Making a Mint
Released on 11/19/2012
At Kencraft Candy, canes start their lives
as 60 pounds of corn syrup, 70 pounds of sugar,
and one and a half gallons of water,
simmering in a vacuum cooker.
Flavors like peppermint, cranberry, or hot chocolate
are quickly folded in by hand.
Next, the cooks throw the batch into the puller.
After several minutes of stretching and folding,
the syrupy glob turns white
and is the texture of a hot marshmallow.
Cooks arrange sticky strips of warm, colored candy
into striped patterns.
They shape the white candy into a log
and stick the stripes to its sides.
Then, the enormous block of candy is plopped
into the batch roller, and travels through a series
of sizing wheels that reduce it to edible dimensions.

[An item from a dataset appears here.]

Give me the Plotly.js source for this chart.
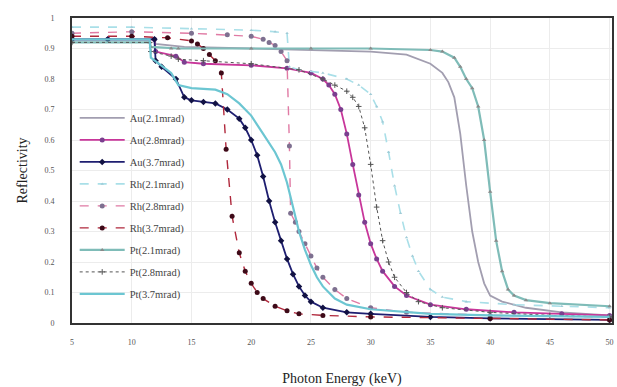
<!DOCTYPE html>
<html>
<head>
<meta charset="utf-8">
<script src="https://cdn.plot.ly/plotly-3.0.1.min.js"></script>
<style>html,body{margin:0;padding:0;background:#fff;}#chart{width:617px;height:387px;}</style>
</head>
<body>
<div id="chart"></div>
<script>
// ---- Data ----
const seriesNames = ["Au(2.1mrad)","Au(2.8mrad)","Au(3.7mrad)","Rh(2.1mrad)","Rh(2.8mrad)","Rh(3.7mrad)","Pt(2.1mrad)","Pt(2.8mrad)","Pt(3.7mrad)"];

const auE21 = [5,10,11.9,12,14.4,20,25,30,33,34,35,36,36.5,37,37.5,38,38.5,39,39.5,40,41,43,46,50];
const auR21 = [.93,.93,.93,.915,.905,.9,.895,.89,.88,.865,.85,.82,.79,.74,.62,.45,.3,.2,.13,.09,.07,.05,.035,.025];

const auE28 = [5,8,11.9,12,13.7,14.4,16,20,23,25,26,26.5,27,27.5,28,28.5,29,29.5,30,30.5,31,32,33,35,38,42,46,50];
const auR28 = [.93,.93,.93,.89,.875,.855,.85,.845,.835,.82,.8,.78,.75,.7,.62,.52,.42,.33,.26,.21,.17,.12,.09,.06,.045,.035,.03,.025];

const auE37 = [5,8,11.9,12,12.5,13.7,14.4,15,16,17,18,19,19.5,20,20.5,21,21.5,22,22.5,23,23.5,24,24.5,25,26,28,30,35,40,50];
const auR37 = [.93,.93,.93,.86,.84,.8,.74,.73,.725,.72,.7,.67,.64,.6,.55,.48,.4,.33,.27,.21,.16,.12,.09,.07,.05,.035,.03,.02,.015,.01];

const rhE21 = [5,10,15,20,22,23,23.2,24,26,28,29,30,30.5,31,31.5,32,32.5,33,33.5,34,35,36,38,42,46,50];
const rhR21 = [.97,.97,.965,.96,.955,.95,.84,.83,.82,.8,.78,.75,.71,.66,.56,.45,.36,.28,.22,.17,.11,.085,.07,.06,.055,.05];

const rhE28 = [5,10,15,18,20,21,21.5,22,22.5,23,23.2,23.3,23.7,24,24.5,25,25.5,26,27,28,30,33,40,50];
const rhR28 = [.95,.955,.95,.945,.94,.93,.92,.91,.89,.86,.58,.36,.33,.3,.26,.22,.18,.15,.11,.08,.05,.035,.025,.02];

const rhE37 = [5,10,13,15,15.5,16,16.5,17,17.5,17.9,18.4,19,19.5,20,20.5,21,22,23,24,26,30,40,50];
const rhR37 = [.94,.94,.935,.925,.915,.9,.88,.86,.82,.57,.35,.23,.17,.13,.1,.08,.055,.04,.03,.025,.02,.015,.01];

const ptE21 = [5,11.5,11.6,13.3,13.9,20,25,30,35,36,37,37.5,38,38.5,39,39.5,40,40.5,41,41.5,42,43,45,50];
const ptR21 = [.92,.92,.905,.9,.9,.9,.9,.9,.895,.89,.87,.84,.8,.77,.71,.6,.43,.27,.17,.11,.09,.075,.065,.055];

const ptE28 = [5,11.5,11.6,13.3,13.9,16,20,24,26,27,28,28.5,29,29.5,30,30.5,31,31.5,32,33,34,36,40,45,50];
const ptR28 = [.92,.92,.89,.875,.865,.86,.85,.83,.8,.78,.76,.74,.71,.64,.52,.38,.27,.2,.15,.1,.07,.05,.035,.025,.02];

const ptE37 = [5,11.5,11.6,13.3,13.9,15,17,18,19,20,21,21.5,22,22.5,23,23.5,24,24.5,25,25.5,26,27,28,30,35,40,50];
const ptR37 = [.93,.93,.87,.82,.78,.77,.765,.75,.72,.68,.62,.59,.56,.52,.46,.38,.3,.24,.19,.15,.12,.08,.06,.045,.03,.025,.02];

const xTickVals = [5,10,15,20,25,30,35,40,45,50];

// ---- Styling ----
const serif = "Liberation Serif, Times New Roman, serif";
function tr(i, x, y, lineColor, width, dash, marker) {
  const t = {
    type: "scatter", x: x, y: y, name: seriesNames[i], legendgroup: "g" + i,
    mode: marker ? "lines+markers" : "lines",
    line: {color: lineColor, width: width, dash: dash},
  };
  if (marker) t.marker = marker;
  return t;
}

const traces = [
  tr(0, auE21, auR21, "#a29eb0", 1.8, "solid", null),
  tr(1, auE28, auR28, "#c8369a", 1.8, "solid", {color: "#7b3f8f", size: 5, symbol: "circle"}),
  tr(2, auE37, auR37, "#1e1e70", 1.8, "solid", {color: "#121244", size: 5, symbol: "diamond"}),
  tr(3, rhE21, rhR21, "#a9dfe8", 1.6, "dash", {color: "#9fcbd6", size: 3, symbol: "triangle-up"}),
  tr(4, rhE28, rhR28, "#e07aa4", 1.4, "dash", {color: "#7e7090", size: 5, symbol: "circle"}),
  tr(5, rhE37, rhR37, "#b0283c", 1.4, "dash", {color: "#3e0a18", size: 5, symbol: "circle"}),
  tr(6, ptE21, ptR21, "#7fbcb8", 2.2, "solid", {color: "#8a8a8a", size: 4, symbol: "triangle-up"}),
  tr(7, ptE28, ptR28, "#555555", 1.0, "dot", {color: "#555555", size: 4, symbol: "cross-thin", line: {color: "#555555", width: 1}}),
  tr(8, ptE37, ptR37, "#6cc6d2", 2.2, "solid", null),
];

const layout = {
  width: 617, height: 387,
  margin: {l: 72, r: 5, t: 18, b: 64},
  paper_bgcolor: "#ffffff", plot_bgcolor: "#ffffff",
  font: {family: serif, color: "#333"},
  showlegend: true,
  legend: {
    x: 0.005, xanchor: "left", y: 0.72, yanchor: "top",
    bgcolor: "rgba(255,255,255,0)", borderwidth: 0,
    font: {family: serif, size: 10.5, color: "#444"},
    traceorder: "grouped", tracegroupgap: 3, itemwidth: 45
  },
  xaxis: {
    range: [5, 50.2], tickvals: xTickVals, ticks: "", ticklabelstandoff: 10,
    tickfont: {family: serif, size: 8, color: "#555"},
    showgrid: true, gridcolor: "#ececec", zeroline: false,
    showline: true, mirror: true, linecolor: "#333", linewidth: 2,
    title: {text: "Photon Energy (keV)", font: {family: serif, size: 14, color: "#222"}, standoff: 28}
  },
  yaxis: {
    range: [0, 1], dtick: 0.1, tick0: 0, ticks: "", ticklabelstandoff: 14,
    tickfont: {family: serif, size: 8, color: "#555"},
    showgrid: true, gridcolor: "#ececec", zeroline: false,
    showline: true, mirror: true, linecolor: "#333", linewidth: 2,
    title: {text: "Reflectivity", font: {family: serif, size: 14, color: "#222"}, standoff: 14}
  }
};

Plotly.newPlot("chart", traces, layout, {displayModeBar: false, staticPlot: true});
</script>
</body>
</html>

A trip through the twist belt twirls the stripes
around the white cane.
Left intact, the candy rope would stretch 1,500 feet,
but a cutting wheel chops into 11-inch sticks,
perfect for shrink-wrapping.
Kencraft bends all of its candy canes by hand,
using cane-shaped molds.
It takes about one hour to turn a 115-pound batch
into 1,600 candy canes.
Employees, like head-cook Tyson Blanco, taste a cane
from each batch, to make sure the flavor, color,
and texture meet Kencraft standards.
At the height of the pre-Christmas season,
the Kencraft factory turns out 16,000 candy canes per day.